Stefàno: "Si alla legge 50/50, per andare oltre alla cultura delle 'quote'"

LECCE - Voglio dirlo in maniera inequivocabile: sono a favore della rappresentanza di genere nella legge elettorale della Regione Puglia. Per un motivo fondamentale: regolamentare significa garantire il diritto all’uguaglianza politica tra i sessi, un principio di civiltà giuridica, fondamentale per la vita democratica pugliese.Non possiamo più ridurre la “questione rosa” a pura propaganda elettorale. Non possiamo più demandare alla discrezionalità dei singoli o ai regolamenti interni dei partiti una funzione di garanzia. Se il dibattito è unanime nel riconoscere un “valore aggiunto di genere” all’interno dello spazio politico, allora dobbiamo sottrarre all’arbitrarietà della politica i criteri della rappresentanza. Dobbiamo darci regole ineludibili e valide per tutti.

Ma voglio essere chiaro anche su un altro punto. In Puglia, come pure a livello nazionale, dobbiamo scongiurare un rischio: quello di avere leggi elettorali perfette ma ceto politico inadeguato. Non possiamo innamorarci della migliore legge elettorale possibile se non facciamo di tutto perché quella legge sia davvero rispondente alla cultura, alla sensibilità e alle ambizioni di un’intera comunità.

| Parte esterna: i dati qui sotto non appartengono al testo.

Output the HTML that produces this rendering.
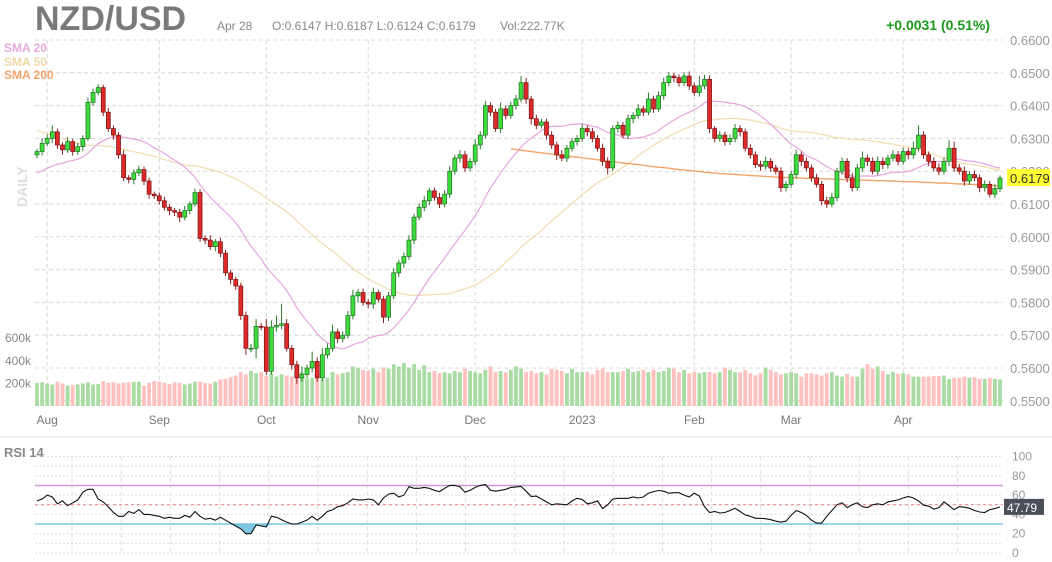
<!DOCTYPE html>
<html><head><meta charset="utf-8"><style>
html,body{margin:0;padding:0;background:#fff;}
svg{display:block;font-family:"Liberation Sans",sans-serif;}
</style></head><body>
<svg id="chart" width="1052" height="562" viewBox="0 0 1052 562" xmlns="http://www.w3.org/2000/svg">
<rect x="0" y="0" width="1052" height="562" fill="#fff"/>
<g id="grid"></g>
<g id="vol"></g>
<g id="sma"></g>
<g id="candles"></g>
<g id="rsi"></g>
<g id="labels"></g>
<text x="35" y="30" font-size="34" font-weight="bold" fill="#7a7a7a">NZD/USD</text>
<text x="217" y="30" font-size="12" fill="#888">Apr 28</text>
<text x="272" y="30" font-size="12" fill="#888">O:0.6147  H:0.6187  L:0.6124  C:0.6179</text>
<text x="500" y="30" font-size="12" fill="#888">Vol:222.77K</text>
<text x="990" y="30" font-size="14" font-weight="bold" fill="#1c9a1c" text-anchor="end">+0.0031 (0.51%)</text>
<text x="4" y="52" font-size="12" font-weight="bold" fill="#e8a8e0">SMA 20</text>
<text x="4" y="66" font-size="12" font-weight="bold" fill="#f0d8a8">SMA 50</text>
<text x="4" y="79" font-size="12" font-weight="bold" fill="#f4a46a">SMA 200</text>
<text transform="translate(27,207) rotate(-90)" font-size="14" font-weight="bold" fill="#ddd">DAILY</text>
<text x="4" y="457" font-size="13" font-weight="bold" fill="#888">RSI 14</text>
</svg>
<script>
const priorCloses=[0.6570,0.6550,0.6530,0.6560,0.6540,0.6510,0.6490,0.6520,0.6500,0.6480,0.6460,0.6470,0.6440,0.6410,0.6430,0.6400,0.6380,0.6360,0.6340,0.6370,0.6350,0.6320,0.6300,0.6340,0.6330,0.6310,0.6290,0.6260,0.6280,0.6250,0.6120,0.6160,0.6190,0.6170,0.6200,0.6180,0.6210,0.6190,0.6160,0.6180,0.6150,0.6170,0.6200,0.6190,0.6210,0.6220,0.6240,0.6230,0.6250];
const closes=[0.6260,0.6285,0.6300,0.6320,0.6280,0.6265,0.6290,0.6260,0.6275,0.6300,0.6410,0.6440,0.6455,0.6380,0.6330,0.6310,0.6250,0.6180,0.6175,0.6195,
0.6205,0.6170,0.6130,0.6125,0.6110,0.6090,0.6080,0.6075,0.6060,0.6080,0.6100,0.6135,0.5995,0.5990,0.5970,0.5985,0.5950,0.5890,0.5870,0.5850,
0.5760,0.5660,0.5660,0.5727,0.5725,0.5590,0.5725,0.5730,0.5735,0.5660,0.5610,0.5570,0.5580,0.5600,0.5620,0.5570,0.5640,0.5660,0.5710,0.5690,
0.5700,0.5760,0.5820,0.5830,0.5800,0.5795,0.5830,0.5810,0.5755,0.5820,0.5890,0.5920,0.5940,0.5990,0.6060,0.6090,0.6110,0.6140,0.6120,0.6100,
0.6130,0.6200,0.6240,0.6250,0.6210,0.6230,0.6280,0.6310,0.6400,0.6380,0.6330,0.6390,0.6370,0.6400,0.6420,0.6470,0.6420,0.6360,0.6340,0.6350,
0.6310,0.6280,0.6250,0.6240,0.6270,0.6290,0.6300,0.6330,0.6320,0.6300,0.6270,0.6230,0.6210,0.6330,0.6340,0.6310,0.6360,0.6370,0.6390,0.6380,
0.6420,0.6390,0.6430,0.6470,0.6490,0.6485,0.6470,0.6490,0.6460,0.6440,0.6460,0.6480,0.6330,0.6300,0.6310,0.6290,0.6300,0.6330,0.6320,0.6270,
0.6250,0.6220,0.6215,0.6230,0.6210,0.6200,0.6150,0.6160,0.6190,0.6250,0.6230,0.6210,0.6180,0.6160,0.6110,0.6100,0.6120,0.6200,0.6230,0.6180,
0.6150,0.6210,0.6240,0.6230,0.6200,0.6230,0.6220,0.6240,0.6250,0.6230,0.6260,0.6250,0.6270,0.6310,0.6250,0.6230,0.6210,0.6200,0.6230,0.6270,
0.6210,0.6200,0.6170,0.6190,0.6180,0.6150,0.6160,0.6130,0.6147,0.6179];
const hiExtPips=[8,15,12,20,10,8,14,9,12,10,15,12,10,8,12,10,9,14,8,10,
12,9,11,8,10,12,9,8,10,14,8,12,10,9,15,8,12,10,9,8,
10,12,14,22,10,25,20,30,60,14,10,12,25,10,30,12,20,15,22,10,
12,14,18,10,12,10,15,8,10,12,14,10,12,15,10,12,14,9,10,14,
12,15,10,14,12,10,18,12,14,10,10,20,10,12,12,20,14,10,12,10,
10,12,10,14,10,12,10,14,10,12,10,14,12,10,12,10,12,10,14,10,
20,10,14,15,12,10,10,12,14,10,30,14,12,8,12,10,12,14,10,10,
12,10,12,14,10,10,12,10,12,15,10,12,10,12,10,12,14,10,12,10,
14,12,20,10,12,15,12,10,14,12,12,10,20,30,12,10,12,14,12,25,
20,12,14,10,12,10,12,10,14,8];
const loExtPips=[10,12,8,14,12,15,9,12,10,14,8,10,9,12,10,14,12,10,12,15,
10,12,14,10,12,10,14,12,15,10,12,8,10,12,10,14,12,10,15,12,
14,20,12,30,10,12,10,14,12,10,15,18,12,10,14,12,10,12,10,14,
12,10,12,20,10,12,14,10,18,12,10,12,14,10,12,10,12,14,10,12,
10,12,10,14,12,10,12,14,10,12,10,14,12,10,12,10,14,18,12,10,
14,12,16,10,12,10,12,10,14,12,10,14,20,10,12,10,12,14,10,12,
10,12,10,12,10,14,12,10,12,10,12,10,14,12,10,12,10,12,14,10,
12,10,14,10,12,10,14,12,10,12,14,10,12,10,14,12,10,12,10,14,
12,10,12,14,10,12,14,12,10,12,10,14,12,10,12,14,10,12,10,14,
12,10,14,12,10,14,12,10,12,10];
const volumes=[205,210,200,190,215,200,180,185,190,200,210,190,195,220,205,210,200,205,210,215,
215,180,205,220,215,205,195,210,205,190,200,215,215,205,200,215,235,240,255,270,
300,280,310,290,300,265,290,260,280,270,260,290,300,245,250,270,235,250,300,280,
290,300,350,340,320,310,330,300,340,330,370,350,380,340,370,320,360,300,310,290,
300,290,310,300,330,310,300,290,320,350,300,310,300,320,350,330,300,310,290,300,
280,330,320,310,290,330,300,300,300,280,320,330,300,300,300,310,330,300,310,320,
300,320,300,310,340,330,300,320,290,300,290,300,300,290,300,340,320,300,300,320,
290,270,290,340,320,300,280,290,300,290,260,290,290,280,270,290,300,270,260,285,
260,260,330,370,330,350,310,280,300,285,290,280,260,260,260,260,265,265,270,240,
250,250,260,250,255,240,240,250,240,235];
const sma200Start=93;
const sma200=[0.6268,0.6266,0.6264,0.6262,0.6260,0.6258,0.6256,0.6254,0.6252,0.6250,0.6248,0.6246,0.6244,0.6243,0.6241,0.6239,0.6237,0.6235,0.6233,0.6231,
0.6229,0.6227,0.6225,0.6223,0.6222,0.6220,0.6218,0.6216,0.6214,0.6212,0.6211,0.6209,0.6207,0.6205,0.6204,0.6202,0.6200,0.6199,0.6197,0.6196,
0.6194,0.6193,0.6192,0.6191,0.6190,0.6189,0.6188,0.6187,0.6186,0.6185,0.6184,0.6183,0.6182,0.6181,0.6181,0.6180,0.6179,0.6179,0.6178,0.6178,
0.6177,0.6177,0.6176,0.6176,0.6175,0.6175,0.6174,0.6174,0.6173,0.6173,0.6172,0.6172,0.6171,0.6171,0.6170,0.6170,0.6169,0.6169,0.6168,0.6168,
0.6167,0.6166,0.6166,0.6165,0.6164,0.6164,0.6163,0.6162,0.6161,0.6161,0.6160,0.6159,0.6158,0.6158,0.6157,0.6156,0.6155];
const rsiValues=[54,56,60,58,51,54,49,52,55,63,66,66,56,53,48,42,38,38,43,41,
45,40,40,39,38,36,37,36,36,39,37,43,38,35,36,34,37,34,31,28,
25,20,20,29,28,27,38,37,34.5,32,30,30,32,34,38,34,38,43,44.7,48,
49,52,56,55,55,56,55,50,57,61,62,58,60,68.7,67,67,68,67,65,63.6,
67,70,70,68.7,63,65,68,70,71,65,64,65,66,68,68.5,69,64,58.5,59,56,
53,50,51,50.5,50,54,56.7,55.5,51,52,54,46,50,56,56.7,56.7,56.7,58,57,58,
62,63.6,64.8,64,62,62.5,62.5,60,58,62,59,48,42,43,41.5,42,44,46.4,43,39.5,
38,36,36,35.5,34.5,33,32,33,39,44,42,39,34,31,31,38,44,50,52,47,
50,52,48,47,50,51,50,53,54,55,57,58.5,57,54,49.5,48.5,45.5,47,53,49,
45,48,47.5,46.4,44,42.5,42,45,46,47.79];
const priceTicks=[0.66,0.65,0.64,0.63,0.62,0.61,0.60,0.59,0.58,0.57,0.56,0.55];
const monthLabels=["Aug","Sep","Oct","Nov","Dec","2023","Feb","Mar","Apr"];
const monthIndex=[2,24,45,65,86,107,129,148,170];
const volTicks=[200,400,600];
const rsiTicks=[0,20,40,60,80,100];

const NS="http://www.w3.org/2000/svg";
function mk(parent,tag,attrs){const e=document.createElementNS(NS,tag);for(const k in attrs)e.setAttribute(k,attrs[k]);parent.appendChild(e);return e;}
const X0=37,X1=1000,n=closes.length;
const xs=i=>X0+i*(X1-X0)/(n-1);
const yP=p=>40+(0.66-p)/0.01*32.8;
const yV=v=>406-v*0.113;
const yR=r=>553-r*0.965;
const G=document.getElementById('grid'),L=document.getElementById('labels');

priceTicks.forEach(t=>{
  const l=mk(G,'line',{x1:35,x2:1003,y1:yP(t),y2:yP(t),stroke:'#d8d8d8','stroke-dasharray':'4,3'});
  
  
  const tx=mk(L,'text',{x:1010,y:yP(t)+5,'font-size':13,fill:'#999'});tx.textContent=t.toFixed(4);
  
  
});
monthIndex.forEach((mi,k)=>{
  const x=xs(mi);
  const l=mk(G,'line',{x1:x,x2:x,y1:40,y2:406,stroke:'#d8d8d8','stroke-dasharray':'4,3'});
  
  
  const tx=mk(L,'text',{x:x,y:424,'font-size':12,fill:'#777','text-anchor':'middle'});tx.textContent=monthLabels[k];
  
  
});
volTicks.forEach(v=>{
  const tx=mk(L,'text',{x:5,y:yV(v)+4,'font-size':12,fill:'#888'});tx.textContent=v+'k';
  
  
});
const sep=mk(G,'line',{x1:0,x2:1052,y1:437,y2:437,stroke:'#eee','stroke-width':1.5});



const opens=closes.map((c,i)=>i===0?priorCloses[priorCloses.length-1]:closes[i-1]);
const V=document.getElementById('vol');
volumes.forEach((v,i)=>{
  const up=closes[i]>=opens[i];
  const r=mk(V,'rect',{x:xs(i)-1.9,y:yV(v),width:3.8,height:406-yV(v),fill:up?'#a8dca2':'#ffc0c0'});
  
  
});

const all=priorCloses.concat(closes),P=priorCloses.length;
function sma(w){return closes.map((c,i)=>{const e=P+i;let s=0,k=0;for(let j=Math.max(0,e-w+1);j<=e;j++){s+=all[j];k++;}return s/k;});}
const S=document.getElementById('sma');
function poly(vals,start,color,name,wd){
  const pts=vals.map((v,i)=>xs(i+start).toFixed(1)+','+yP(v).toFixed(1)).join(' ');
  const p=mk(S,'polyline',{points:pts,fill:'none',stroke:color,'stroke-width':wd});
  
  
}
poly(sma(50),0,'#f2dcae','sma-50-line',1.2);
poly(sma(20),0,'#e8a2e0','sma-20-line',1.2);
poly(sma200,sma200Start,'#f4a46a','sma-200-line',1.4);

const C=document.getElementById('candles');
closes.forEach((c,i)=>{
  const o=opens[i],up=c>=o,x=xs(i);
  const hi=Math.max(o,c)+hiExtPips[i]/10000,lo=Math.min(o,c)-loExtPips[i]/10000;
  const w=mk(C,'line',{x1:x,x2:x,y1:yP(hi),y2:yP(lo),stroke:up?'#2a7a2a':'#8a2020','stroke-width':1});
  
  
  const top=yP(Math.max(o,c)),h=Math.max(1,yP(Math.min(o,c))-top);
  const b=mk(C,'rect',{x:x-2,y:top,width:4,height:h,fill:up?'#3ddc3d':'#dd2a2a',stroke:up?'#1f6e1f':'#7a1010','stroke-width':0.7});
  
  
});
const pl=mk(L,'rect',{x:1007,y:yP(0.6179)-9,width:43,height:17,fill:'#ffff33'});


const plt=mk(L,'text',{x:1010,y:yP(0.6179)+5,'font-size':13,fill:'#333'});plt.textContent='0.6179';



// RSI
const R=document.getElementById('rsi');
for(let r=0;r<=100;r+=10){
  const l=mk(R,'line',{x1:35,x2:1003,y1:yR(r),y2:yR(r),stroke:'#ddd','stroke-dasharray':'2,2'});
  
  
}
for(let x=72;x<1003;x+=49.2){
  const l=mk(R,'line',{x1:x,x2:x,y1:yR(100),y2:yR(0),stroke:'#ddd','stroke-dasharray':'4,3'});
  
  
}
rsiTicks.forEach(t=>{
  const tx=mk(L,'text',{x:1012,y:yR(t)+4,'font-size':12,fill:'#999'});tx.textContent=t;
  
  
});
const l70=mk(R,'line',{x1:35,x2:1003,y1:yR(70),y2:yR(70),stroke:'#c99ad6','stroke-width':1.5});


const l30=mk(R,'line',{x1:35,x2:1003,y1:yR(30),y2:yR(30),stroke:'#7cc6e2','stroke-width':1.5});


const l50=mk(R,'line',{x1:35,x2:1003,y1:yR(50),y2:yR(50),stroke:'#e88080','stroke-dasharray':'3,3'});


const rv=rsiValues;
const clip=mk(R,'clipPath',{id:'below30'});
mk(clip,'rect',{x:0,y:yR(30),width:1052,height:100});
const area='M'+xs(0)+','+yR(30)+' '+rv.map((r,i)=>'L'+xs(i).toFixed(1)+','+yR(Math.min(r,30)).toFixed(1)).join(' ')+' L'+xs(rv.length-1)+','+yR(30)+'Z';
const fa=mk(R,'path',{d:area,fill:'#7cc6e2','clip-path':'url(#below30)'});


const rl=mk(R,'polyline',{points:rv.map((r,i)=>xs(i).toFixed(1)+','+yR(r).toFixed(1)).join(' '),fill:'none',stroke:'#111','stroke-width':1.1});


const last=rv[rv.length-1];
const rb=mk(L,'rect',{x:1004,y:yR(last)-8,width:40,height:16,fill:'#4a4f5a'});


const rt=mk(L,'text',{x:1007,y:yR(last)+5,'font-size':12,fill:'#fff'});rt.textContent=last.toFixed(2);


</script>
</body></html>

Lo sforzo non deve essere solo sul piano legislativo. Abbiamo bisogno, più di ogni altra cosa, che la politica faccia la sua parte: ritrovare l’audacia di investire in formazione e crescita di una nuova classe dirigente a livello regionale, che sia realmente “alla pari”, selezionata per merito, per la qualità delle idee, per il valore delle competenze. Non abbiamo bisogno, in Puglia come altrove, di caselle da occupare o di donne che facciano da prestanome. Per questo dobbiamo considerare la riforma della legge elettorale regionale non come un fine, ma come un mezzo.

Dobbiamo puntare fin da ora al superamento culturale di una legge elettorale a tutela delle quote: perché fino a quando ci toccherà prevedere l’obbligo di “meccanismi di correzione” per garantire la parità di genere saremo ancora al medioevo della rappresentanza.

Ma questa è la grossa sfida che la politica deve ancora affrontare e vincere.